For over 4 years now I almost never talk about my past, how my ex was a woman, or what my former attractions were out of the very real experience when I first did tell members of my Church that I was a lesbian living a personal vow of chastity the reactions were all very hurtful.  One lady told me to never mention that to anyone, a couple other never talked to me again and still usher their children away from me like I am some pervert.  The weirdest one was awhile back that echoed chapters in my former life when for some reason some women think all lesbians want, think, breath is nothing but to jump their bones.  I have mental images they see me as a lecherous drooling freak who watches bad porn 24/7 doing vile things in dirty alleyways.  Sigh... its taken awhile to learn to just let it go and give it to Mother Mary and to try to not let the emotions become anything other then pity for their misperceptions. For those too afraid to ask or just don't know, people like me seem to get a certain grace from God that honestly makes the sexual side of ourselves a none issue, rarely if ever do I even get temptations dealing with sins of the flesh and the rare few I get are so obviously from the bad guy that they make me laugh and tell him to go away that my Mother Mary and my Lord Jesus are here with me and his paltry aims have no power or appeal.  Remember that we are just regular people who are trying to live our lives as best we can knowing that we will forever be single and the last thing we ever want thrown in our faces is misguided stereotyping bordering on depersonalized prejudgements, or avoidance from others.  That is the behavior that slays me more then anything, that is the weapon the bad guy uses to try and lure uswho are trying away from loving our Lord.

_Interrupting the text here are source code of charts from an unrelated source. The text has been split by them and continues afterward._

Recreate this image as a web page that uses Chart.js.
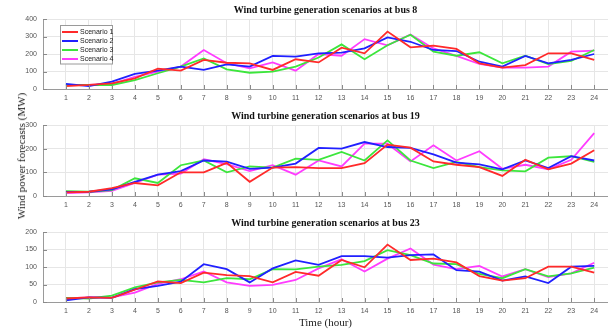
<!DOCTYPE html>
<html><head><meta charset="utf-8">
<script src="https://cdn.jsdelivr.net/npm/chart.js@4"></script>
<style>
html,body{margin:0;padding:0;background:#fff;width:608px;height:335px;overflow:hidden;position:relative}
canvas{position:absolute;left:0}
#ytitle{position:absolute;left:21px;top:156px;transform:translate(-50%,-50%) rotate(-90deg);font:11px "Liberation Serif";white-space:nowrap;color:#222}
</style></head><body>
<canvas id="c1" width="608" height="106" style="top:0"></canvas>
<canvas id="c2" width="608" height="107" style="top:106px"></canvas>
<canvas id="c3" width="608" height="119" style="top:213px"></canvas>
<div id="ytitle">Wind power forecasts (MW)</div>
<script>
// ---- data ----
const hours = [1,2,3,4,5,6,7,8,9,10,11,12,13,14,15,16,17,18,19,20,21,22,23,24];
const seriesNames = ["Scenario 1","Scenario 2","Scenario 3","Scenario 4"];
const seriesColors = ["#ff2a2a","#2020ff","#3ce63c","#ff3cff"];

const bus8_s1 = [17,23,32,61,116,105,166,150,147,109,170,152,236,204,328,238,248,229,147,122,137,204,204,166];
const bus8_s2 = [29,17,42,86,105,128,109,141,128,189,185,204,208,232,295,270,223,217,156,128,189,147,166,200];
const bus8_s3 = [23,23,23,51,90,128,175,112,93,99,128,180,255,170,250,310,213,190,210,147,190,143,160,223];
const bus8_s4 = [23,23,29,70,99,128,223,147,118,152,105,200,190,285,250,312,232,189,143,122,122,128,213,219];

const bus19_s1 = [15,18,33,55,45,100,100,140,60,120,122,118,118,139,217,204,146,132,122,85,153,113,137,193];
const bus19_s2 = [17,18,28,60,90,105,150,145,115,120,137,203,200,228,207,203,176,141,134,113,150,118,168,150];
const bus19_s3 = [20,18,25,75,55,130,150,100,125,120,158,153,186,150,235,150,118,144,122,108,104,162,168,144];
const bus19_s4 = [12,15,22,55,90,95,155,135,105,130,90,150,125,221,221,146,214,150,189,115,132,113,153,266];

const bus23_s1 = [10,13,12,35,59,54,84,77,74,56,86,75,120,99,164,120,124,113,74,61,68,101,101,84];
const bus23_s2 = [5,13,12,37,46,58,108,94,56,96,119,106,131,131,127,134,136,91,87,61,73,54,101,103];
const bus23_s3 = [12,10,18,42,56,63,56,68,65,94,93,101,106,117,148,134,110,108,80,68,94,73,82,98];
const bus23_s4 = [10,13,13,27,52,65,87,56,46,49,63,96,122,87,124,153,107,94,103,73,94,71,82,112];

const panelTitles = ["Wind turbine generation scenarios at bus 8","Wind turbine generation scenarios at bus 19","Wind turbine generation scenarios at bus 23"];
const yMax = [400,300,200];
const yStep = [100,100,50];
const xTitle = "Time (hour)";

// ---- plugins ----
const inwardTicks = {
  id:'inwardTicks',
  afterDraw(chart){
    const {ctx, chartArea:a, scales:{x,y}} = chart;
    ctx.save();
    ctx.strokeStyle='#8a8a8a'; ctx.lineWidth=1;
    ctx.beginPath();
    x.ticks.forEach(t=>{const px=Math.round(x.getPixelForValue(t.value))+0.5; ctx.moveTo(px,a.bottom); ctx.lineTo(px,a.bottom-4);});
    y.ticks.forEach(t=>{const py=Math.round(y.getPixelForValue(t.value))+0.5; ctx.moveTo(a.left,py); ctx.lineTo(a.left+4,py);});
    ctx.stroke();
    ctx.restore();
  }
};
const boxLegend = {
  id:'boxLegend',
  afterDraw(chart, args, opts){
    if(!opts.show) return;
    const ctx = chart.ctx;
    const bx=60, by=25.5, bw=52, bh=38.5;
    ctx.save();
    ctx.fillStyle='#fff'; ctx.fillRect(bx,by,bw,bh);
    ctx.strokeStyle='#9a9a9a'; ctx.lineWidth=1; ctx.strokeRect(bx+0.5,by,bw,bh);
    ctx.font='7px "Liberation Sans", Arial'; ctx.textBaseline='middle'; ctx.fillStyle='#222';
    chart.data.datasets.forEach((d,i)=>{
      const yy = by+6.5+i*9;
      ctx.strokeStyle=d.borderColor; ctx.lineWidth=2;
      ctx.beginPath(); ctx.moveTo(bx+2,yy); ctx.lineTo(bx+18,yy); ctx.stroke();
      ctx.fillText(d.label, bx+20, yy+0.5);
    });
    ctx.restore();
  }
};

function makeChart(id, idx, series, withXTitle){
  new Chart(document.getElementById(id), {
    type:'line',
    data:{
      datasets: series.map((s,i)=>({
        label: seriesNames[i],
        data: hours.map((h,k)=>({x:h, y:s[k]})),
        borderColor: seriesColors[i],
        backgroundColor: seriesColors[i],
        borderWidth: 1.8,
        pointRadius: 0,
        tension: 0
      }))
    },
    options:{
      responsive:false, animation:false, devicePixelRatio:1,
      layout:{padding:{top:0,left:0,right:0,bottom:0}},
      plugins:{
        legend:{display:false},
        tooltip:{enabled:false},
        title:{display:true, text:panelTitles[idx], fullSize:false, color:'#111',
          font:{family:'"Liberation Serif", "Times New Roman", serif', size:10, weight:'bold', lineHeight:1.2},
          padding:{top:4,bottom:3}},
        boxLegend:{show: idx===0}
      },
      scales:{
        x:{type:'linear', min:0, max:24.6,
          afterBuildTicks: s=>{ s.ticks = hours.map(v=>({value:v})); },
          afterFit: s=>{ s.height = withXTitle ? 30 : 17; },
          grid:{color:'#e6e6e6', drawTicks:false},
          border:{color:'#9a9a9a'},
          ticks:{padding:5, color:'#555', font:{family:'"Liberation Sans", Arial', size:7},
            callback:v=>String(v), maxRotation:0, autoSkip:false},
          title:{display:withXTitle, text:xTitle, color:'#222', padding:{top:0,bottom:2.4},
            font:{family:'"Liberation Serif", "Times New Roman", serif', size:11}}
        },
        y:{min:0, max:yMax[idx],
          afterFit: s=>{ s.width = 43; },
          grid:{color:'#e6e6e6', drawTicks:false},
          border:{color:'#9a9a9a'},
          ticks:{stepSize:yStep[idx], padding:6, color:'#555', font:{family:'"Liberation Sans", Arial', size:7}}
        }
      }
    },
    plugins:[inwardTicks, boxLegend]
  });
}

makeChart('c1', 0, [bus8_s1,bus8_s2,bus8_s3,bus8_s4], false);
makeChart('c2', 1, [bus19_s1,bus19_s2,bus19_s3,bus19_s4], false);
makeChart('c3', 2, [bus23_s1,bus23_s2,bus23_s3,bus23_s4], true);
</script>
</body></html>
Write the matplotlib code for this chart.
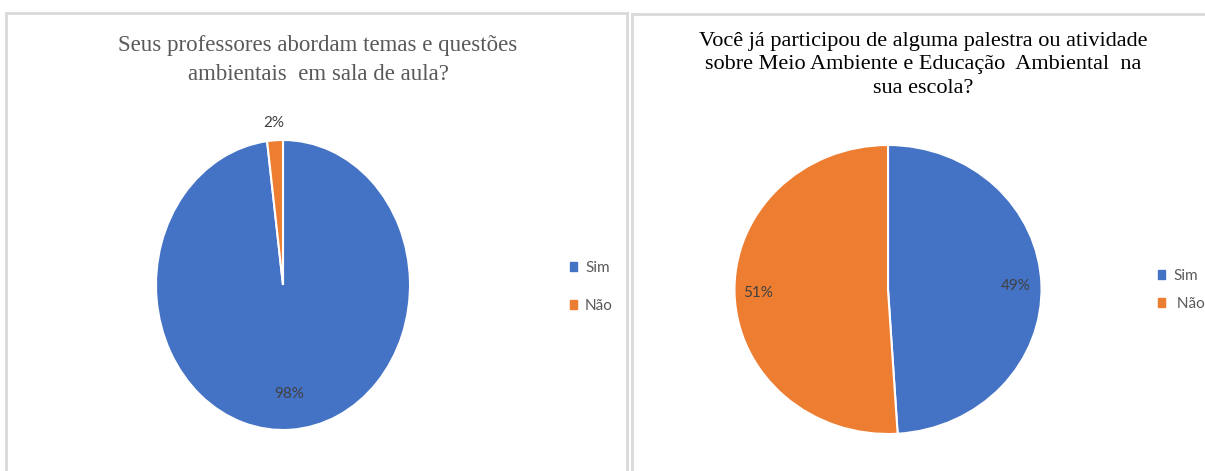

I know a couple who are very religious, not Catholics, just married and have been together for almost 30 years they have beautiful boys and they are parents that too many "normal" families need to emulate.  There is no way I could look at them and say they are like those who have murdered millions, their whole life together is maturely loving, self sacrificing and united always to raising loved, faith filled children, and a safe, supportive stable home life.  In a society where over 50% of the marriages end in divorce and children shuttled like pets from house to house every week, where physical,emotional and sexual abuse of children is at an all time high, where even among Christians the divorce rates equal that of non-Christians I think many of my brethern need to look at themselves long and hard and then touch that loving non-judgmental self within and say,"What can I do to make this world better?"  This is not achieved by laying blame to all the people outside of yourself and allowing yourself this one group to vent frustrated hate towards, instead maybe you should start changing from within first and showing that you live a true loving Christ centered life.  Show that you will at first show the gay person you know why they are called to chastity like all non-married people, and then as the gay person starts to open up more to the faith lead them on that journey to show them that homosexuality is not a death sentence of misery and that it is a sacrifice of love to God.  Let them enter religious life where they can have the support, guidance and family structure that fills them with a purpose and hope.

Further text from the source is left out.